** START DATA SHOWN **
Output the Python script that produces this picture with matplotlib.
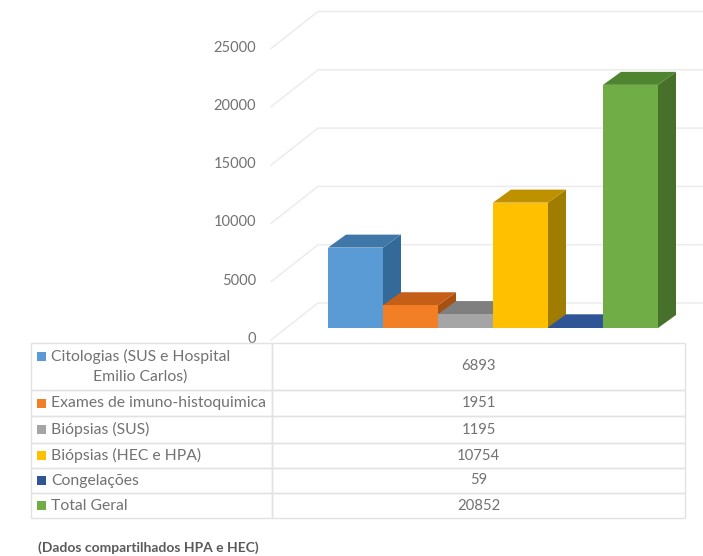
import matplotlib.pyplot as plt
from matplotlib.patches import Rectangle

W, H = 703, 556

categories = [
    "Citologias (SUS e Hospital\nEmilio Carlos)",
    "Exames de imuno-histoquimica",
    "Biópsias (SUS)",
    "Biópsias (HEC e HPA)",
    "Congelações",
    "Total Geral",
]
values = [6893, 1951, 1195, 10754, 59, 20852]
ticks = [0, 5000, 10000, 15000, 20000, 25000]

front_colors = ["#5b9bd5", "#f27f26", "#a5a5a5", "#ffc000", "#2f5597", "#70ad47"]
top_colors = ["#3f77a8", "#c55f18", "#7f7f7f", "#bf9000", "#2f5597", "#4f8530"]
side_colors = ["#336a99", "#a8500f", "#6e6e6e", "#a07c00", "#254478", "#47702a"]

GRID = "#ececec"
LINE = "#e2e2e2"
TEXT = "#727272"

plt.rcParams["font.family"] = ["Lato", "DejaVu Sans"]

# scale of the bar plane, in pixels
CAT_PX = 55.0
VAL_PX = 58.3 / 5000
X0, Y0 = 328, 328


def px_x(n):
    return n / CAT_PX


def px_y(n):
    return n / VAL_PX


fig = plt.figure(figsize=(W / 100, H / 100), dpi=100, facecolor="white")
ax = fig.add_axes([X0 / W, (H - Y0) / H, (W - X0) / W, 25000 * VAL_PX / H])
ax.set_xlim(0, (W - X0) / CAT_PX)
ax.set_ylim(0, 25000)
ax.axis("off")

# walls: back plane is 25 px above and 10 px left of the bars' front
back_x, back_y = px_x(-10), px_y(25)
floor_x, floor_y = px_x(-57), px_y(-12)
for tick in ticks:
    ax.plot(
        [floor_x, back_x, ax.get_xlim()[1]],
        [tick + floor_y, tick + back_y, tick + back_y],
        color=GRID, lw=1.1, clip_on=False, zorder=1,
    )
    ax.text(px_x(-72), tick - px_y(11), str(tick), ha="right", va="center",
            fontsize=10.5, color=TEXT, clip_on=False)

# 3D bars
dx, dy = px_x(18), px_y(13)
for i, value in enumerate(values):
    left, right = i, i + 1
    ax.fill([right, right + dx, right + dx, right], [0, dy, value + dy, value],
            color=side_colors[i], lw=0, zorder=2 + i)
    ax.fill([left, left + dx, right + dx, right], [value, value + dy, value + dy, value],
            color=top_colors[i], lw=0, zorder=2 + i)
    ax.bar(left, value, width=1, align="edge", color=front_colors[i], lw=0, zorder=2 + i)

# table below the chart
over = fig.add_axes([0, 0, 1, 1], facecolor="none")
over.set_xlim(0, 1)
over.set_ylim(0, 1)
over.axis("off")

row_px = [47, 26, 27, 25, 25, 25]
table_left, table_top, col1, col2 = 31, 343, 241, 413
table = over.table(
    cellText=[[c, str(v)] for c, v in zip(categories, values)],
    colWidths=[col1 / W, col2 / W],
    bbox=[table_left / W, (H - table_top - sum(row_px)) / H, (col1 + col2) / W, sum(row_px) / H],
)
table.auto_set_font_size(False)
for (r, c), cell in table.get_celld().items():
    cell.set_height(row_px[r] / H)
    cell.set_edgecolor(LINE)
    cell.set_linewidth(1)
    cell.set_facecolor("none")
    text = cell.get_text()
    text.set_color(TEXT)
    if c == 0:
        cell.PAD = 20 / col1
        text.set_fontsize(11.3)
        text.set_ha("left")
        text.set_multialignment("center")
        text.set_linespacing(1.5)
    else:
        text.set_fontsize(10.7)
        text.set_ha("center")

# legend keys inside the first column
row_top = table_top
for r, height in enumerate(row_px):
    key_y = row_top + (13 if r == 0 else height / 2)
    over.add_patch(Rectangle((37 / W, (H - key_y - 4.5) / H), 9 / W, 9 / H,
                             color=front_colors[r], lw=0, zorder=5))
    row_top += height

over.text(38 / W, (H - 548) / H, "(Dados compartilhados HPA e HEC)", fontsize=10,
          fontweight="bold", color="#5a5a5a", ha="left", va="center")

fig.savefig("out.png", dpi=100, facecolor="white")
** END DATA SHOWN **
• **THE TASK**
Repeat only what lies between the start of the data and the end of the line containing "ticks = [0, 5000, 10000, 15000, 20000, 25000]", exactly, with pictures left out.

• **SOLUTION FOR THIS EXERCISE**
Output the Python script that produces this picture with matplotlib.
import matplotlib.pyplot as plt
from matplotlib.patches import Rectangle

W, H = 703, 556

categories = [
    "Citologias (SUS e Hospital\nEmilio Carlos)",
    "Exames de imuno-histoquimica",
    "Biópsias (SUS)",
    "Biópsias (HEC e HPA)",
    "Congelações",
    "Total Geral",
]
values = [6893, 1951, 1195, 10754, 59, 20852]
ticks = [0, 5000, 10000, 15000, 20000, 25000]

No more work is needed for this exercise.